#### CHALLENGE:
Return all the entries exactly, keeping pictures out.

#### LISTED RECORDS:
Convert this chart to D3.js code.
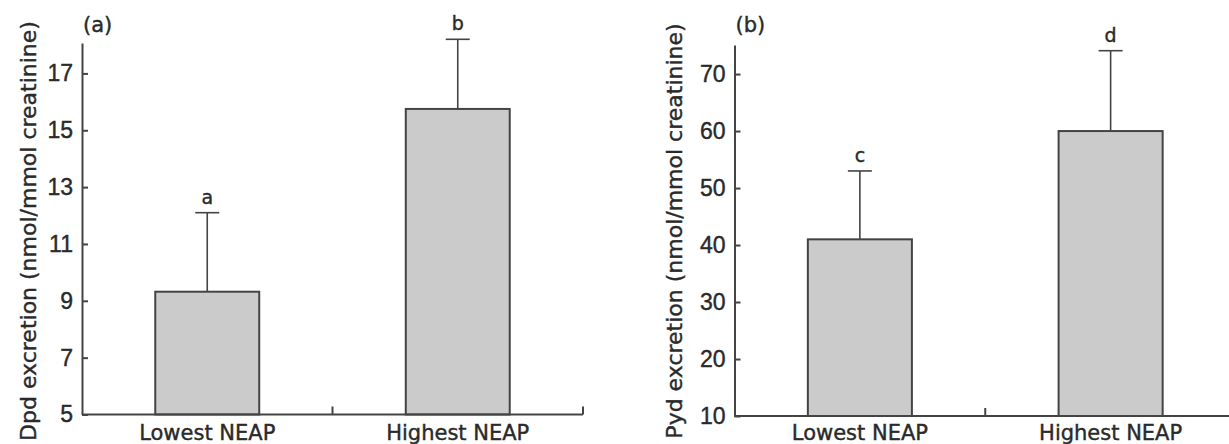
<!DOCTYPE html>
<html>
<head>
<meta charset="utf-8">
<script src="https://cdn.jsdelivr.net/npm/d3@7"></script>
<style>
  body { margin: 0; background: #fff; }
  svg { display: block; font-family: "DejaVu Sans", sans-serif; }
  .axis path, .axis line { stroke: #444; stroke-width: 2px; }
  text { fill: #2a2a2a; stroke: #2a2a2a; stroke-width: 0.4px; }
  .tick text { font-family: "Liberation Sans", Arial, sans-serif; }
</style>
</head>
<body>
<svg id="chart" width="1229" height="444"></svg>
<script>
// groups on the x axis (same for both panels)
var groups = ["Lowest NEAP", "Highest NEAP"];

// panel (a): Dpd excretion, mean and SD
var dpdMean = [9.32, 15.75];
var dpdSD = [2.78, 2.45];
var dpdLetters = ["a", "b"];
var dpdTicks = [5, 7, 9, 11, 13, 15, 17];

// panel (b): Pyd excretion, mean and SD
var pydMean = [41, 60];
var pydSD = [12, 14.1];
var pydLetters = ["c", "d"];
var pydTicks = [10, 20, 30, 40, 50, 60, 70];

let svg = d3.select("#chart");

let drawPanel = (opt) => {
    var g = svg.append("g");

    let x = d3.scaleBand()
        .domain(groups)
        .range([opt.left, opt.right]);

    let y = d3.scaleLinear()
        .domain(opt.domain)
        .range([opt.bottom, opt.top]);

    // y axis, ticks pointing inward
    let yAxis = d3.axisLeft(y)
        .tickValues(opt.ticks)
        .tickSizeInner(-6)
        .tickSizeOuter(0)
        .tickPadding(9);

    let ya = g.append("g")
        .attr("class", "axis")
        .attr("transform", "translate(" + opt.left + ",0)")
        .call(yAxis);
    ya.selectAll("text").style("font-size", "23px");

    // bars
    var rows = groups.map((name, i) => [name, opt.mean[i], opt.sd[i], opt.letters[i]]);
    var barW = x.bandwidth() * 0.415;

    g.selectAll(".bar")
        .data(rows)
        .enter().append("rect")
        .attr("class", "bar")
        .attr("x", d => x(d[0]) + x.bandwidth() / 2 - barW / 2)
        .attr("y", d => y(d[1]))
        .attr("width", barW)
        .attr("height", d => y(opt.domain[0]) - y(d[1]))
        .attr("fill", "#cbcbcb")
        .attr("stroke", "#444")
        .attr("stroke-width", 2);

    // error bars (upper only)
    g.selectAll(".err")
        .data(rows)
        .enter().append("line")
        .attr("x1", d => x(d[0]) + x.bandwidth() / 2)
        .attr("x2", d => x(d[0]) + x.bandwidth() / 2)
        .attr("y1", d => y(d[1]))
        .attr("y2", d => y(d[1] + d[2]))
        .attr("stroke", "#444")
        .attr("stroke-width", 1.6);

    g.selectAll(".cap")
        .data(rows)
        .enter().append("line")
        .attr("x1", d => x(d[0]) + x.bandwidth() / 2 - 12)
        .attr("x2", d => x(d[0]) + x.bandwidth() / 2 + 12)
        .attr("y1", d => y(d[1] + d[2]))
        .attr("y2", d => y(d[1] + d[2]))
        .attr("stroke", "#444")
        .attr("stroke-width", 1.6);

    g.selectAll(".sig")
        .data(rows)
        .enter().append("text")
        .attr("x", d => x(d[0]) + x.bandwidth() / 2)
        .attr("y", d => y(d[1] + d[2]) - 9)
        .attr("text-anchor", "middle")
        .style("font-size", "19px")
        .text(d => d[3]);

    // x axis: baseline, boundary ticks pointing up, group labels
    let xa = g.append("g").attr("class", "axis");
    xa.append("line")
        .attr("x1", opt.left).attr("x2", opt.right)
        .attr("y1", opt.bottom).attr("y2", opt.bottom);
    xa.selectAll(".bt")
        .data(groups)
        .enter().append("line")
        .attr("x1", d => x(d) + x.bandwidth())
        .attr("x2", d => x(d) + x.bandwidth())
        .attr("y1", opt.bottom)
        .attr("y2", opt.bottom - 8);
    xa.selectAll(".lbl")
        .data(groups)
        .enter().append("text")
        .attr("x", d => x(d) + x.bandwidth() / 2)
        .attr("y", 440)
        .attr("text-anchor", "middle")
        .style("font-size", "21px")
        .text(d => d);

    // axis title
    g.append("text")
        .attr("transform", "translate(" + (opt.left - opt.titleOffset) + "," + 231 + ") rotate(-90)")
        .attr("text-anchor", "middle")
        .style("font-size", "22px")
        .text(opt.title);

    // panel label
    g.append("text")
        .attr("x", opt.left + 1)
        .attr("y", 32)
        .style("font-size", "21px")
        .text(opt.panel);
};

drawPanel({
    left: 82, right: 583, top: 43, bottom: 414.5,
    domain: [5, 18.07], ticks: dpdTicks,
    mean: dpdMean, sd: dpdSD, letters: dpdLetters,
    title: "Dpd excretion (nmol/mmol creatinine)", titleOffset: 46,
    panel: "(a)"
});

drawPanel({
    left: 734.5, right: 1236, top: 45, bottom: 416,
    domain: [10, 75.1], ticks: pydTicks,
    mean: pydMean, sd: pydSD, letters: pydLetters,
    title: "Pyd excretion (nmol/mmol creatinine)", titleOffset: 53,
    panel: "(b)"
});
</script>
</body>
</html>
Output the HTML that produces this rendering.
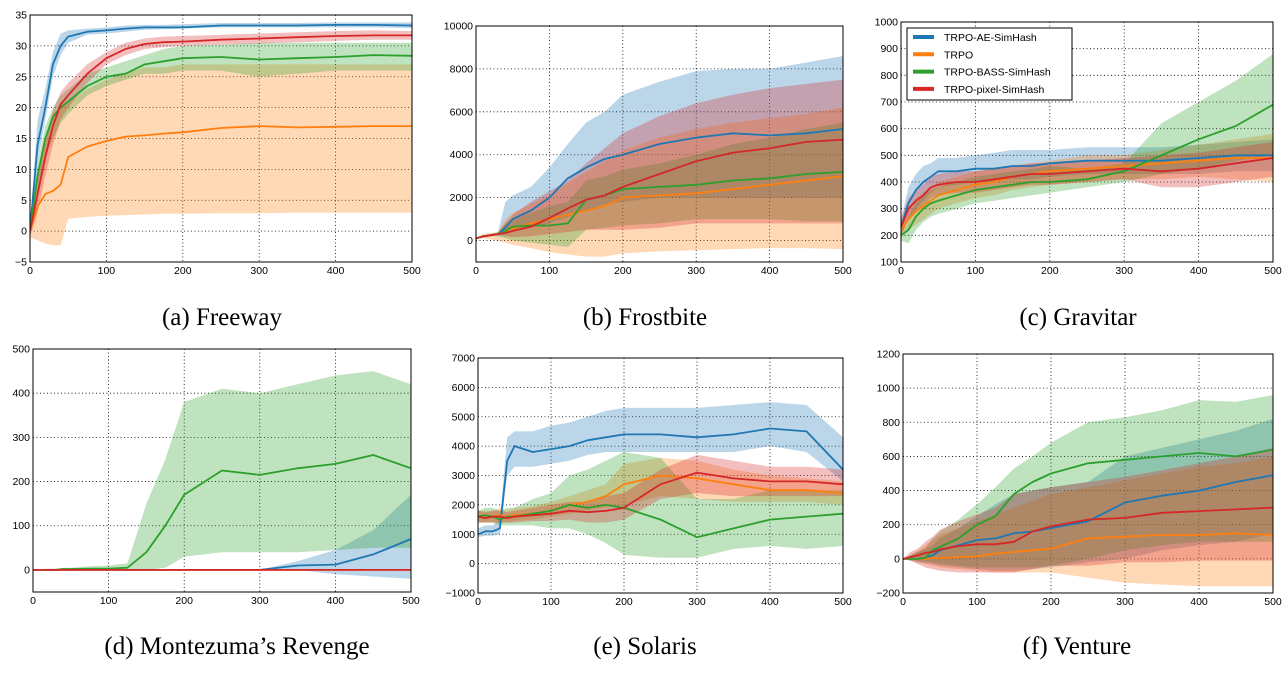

#### ANSWER FOR THE TASK:
Convert this chart to D3.js code.
<!DOCTYPE html>
<html>
<head>
<meta charset="utf-8">
<script src="https://cdn.jsdelivr.net/npm/d3@7"></script>
<style>
  body { margin: 0; background: #fff; }
  svg { display: block; font-family: "DejaVu Sans", sans-serif; }
  .axis path, .axis line { stroke: #444; stroke-width: 2px; }
  text { fill: #2a2a2a; stroke: #2a2a2a; stroke-width: 0.4px; }
  .tick text { font-family: "Liberation Sans", Arial, sans-serif; }
</style>
</head>
<body>
<svg id="chart" width="1229" height="444"></svg>
<script>
// groups on the x axis (same for both panels)
var groups = ["Lowest NEAP", "Highest NEAP"];

// panel (a): Dpd excretion, mean and SD
var dpdMean = [9.32, 15.75];
var dpdSD = [2.78, 2.45];
var dpdLetters = ["a", "b"];
var dpdTicks = [5, 7, 9, 11, 13, 15, 17];

// panel (b): Pyd excretion, mean and SD
var pydMean = [41, 60];
var pydSD = [12, 14.1];
var pydLetters = ["c", "d"];
var pydTicks = [10, 20, 30, 40, 50, 60, 70];

let svg = d3.select("#chart");

let drawPanel = (opt) => {
    var g = svg.append("g");

    let x = d3.scaleBand()
        .domain(groups)
        .range([opt.left, opt.right]);

    let y = d3.scaleLinear()
        .domain(opt.domain)
        .range([opt.bottom, opt.top]);

    // y axis, ticks pointing inward
    let yAxis = d3.axisLeft(y)
        .tickValues(opt.ticks)
        .tickSizeInner(-6)
        .tickSizeOuter(0)
        .tickPadding(9);

    let ya = g.append("g")
        .attr("class", "axis")
        .attr("transform", "translate(" + opt.left + ",0)")
        .call(yAxis);
    ya.selectAll("text").style("font-size", "23px");

    // bars
    var rows = groups.map((name, i) => [name, opt.mean[i], opt.sd[i], opt.letters[i]]);
    var barW = x.bandwidth() * 0.415;

    g.selectAll(".bar")
        .data(rows)
        .enter().append("rect")
        .attr("class", "bar")
        .attr("x", d => x(d[0]) + x.bandwidth() / 2 - barW / 2)
        .attr("y", d => y(d[1]))
        .attr("width", barW)
        .attr("height", d => y(opt.domain[0]) - y(d[1]))
        .attr("fill", "#cbcbcb")
        .attr("stroke", "#444")
        .attr("stroke-width", 2);

    // error bars (upper only)
    g.selectAll(".err")
        .data(rows)
        .enter().append("line")
        .attr("x1", d => x(d[0]) + x.bandwidth() / 2)
        .attr("x2", d => x(d[0]) + x.bandwidth() / 2)
        .attr("y1", d => y(d[1]))
        .attr("y2", d => y(d[1] + d[2]))
        .attr("stroke", "#444")
        .attr("stroke-width", 1.6);

    g.selectAll(".cap")
        .data(rows)
        .enter().append("line")
        .attr("x1", d => x(d[0]) + x.bandwidth() / 2 - 12)
        .attr("x2", d => x(d[0]) + x.bandwidth() / 2 + 12)
        .attr("y1", d => y(d[1] + d[2]))
        .attr("y2", d => y(d[1] + d[2]))
        .attr("stroke", "#444")
        .attr("stroke-width", 1.6);

    g.selectAll(".sig")
        .data(rows)
        .enter().append("text")
        .attr("x", d => x(d[0]) + x.bandwidth() / 2)
        .attr("y", d => y(d[1] + d[2]) - 9)
        .attr("text-anchor", "middle")
        .style("font-size", "19px")
        .text(d => d[3]);

    // x axis: baseline, boundary ticks pointing up, group labels
    let xa = g.append("g").attr("class", "axis");
    xa.append("line")
        .attr("x1", opt.left).attr("x2", opt.right)
        .attr("y1", opt.bottom).attr("y2", opt.bottom);
    xa.selectAll(".bt")
        .data(groups)
        .enter().append("line")
        .attr("x1", d => x(d) + x.bandwidth())
        .attr("x2", d => x(d) + x.bandwidth())
        .attr("y1", opt.bottom)
        .attr("y2", opt.bottom - 8);
    xa.selectAll(".lbl")
        .data(groups)
        .enter().append("text")
        .attr("x", d => x(d) + x.bandwidth() / 2)
        .attr("y", 440)
        .attr("text-anchor", "middle")
        .style("font-size", "21px")
        .text(d => d);

    // axis title
    g.append("text")
        .attr("transform", "translate(" + (opt.left - opt.titleOffset) + "," + 231 + ") rotate(-90)")
        .attr("text-anchor", "middle")
        .style("font-size", "22px")
        .text(opt.title);

    // panel label
    g.append("text")
        .attr("x", opt.left + 1)
        .attr("y", 32)
        .style("font-size", "21px")
        .text(opt.panel);
};

drawPanel({
    left: 82, right: 583, top: 43, bottom: 414.5,
    domain: [5, 18.07], ticks: dpdTicks,
    mean: dpdMean, sd: dpdSD, letters: dpdLetters,
    title: "Dpd excretion (nmol/mmol creatinine)", titleOffset: 46,
    panel: "(a)"
});

drawPanel({
    left: 734.5, right: 1236, top: 45, bottom: 416,
    domain: [10, 75.1], ticks: pydTicks,
    mean: pydMean, sd: pydSD, letters: pydLetters,
    title: "Pyd excretion (nmol/mmol creatinine)", titleOffset: 53,
    panel: "(b)"
});
</script>
</body>
</html>
Output the HTML that produces this rendering.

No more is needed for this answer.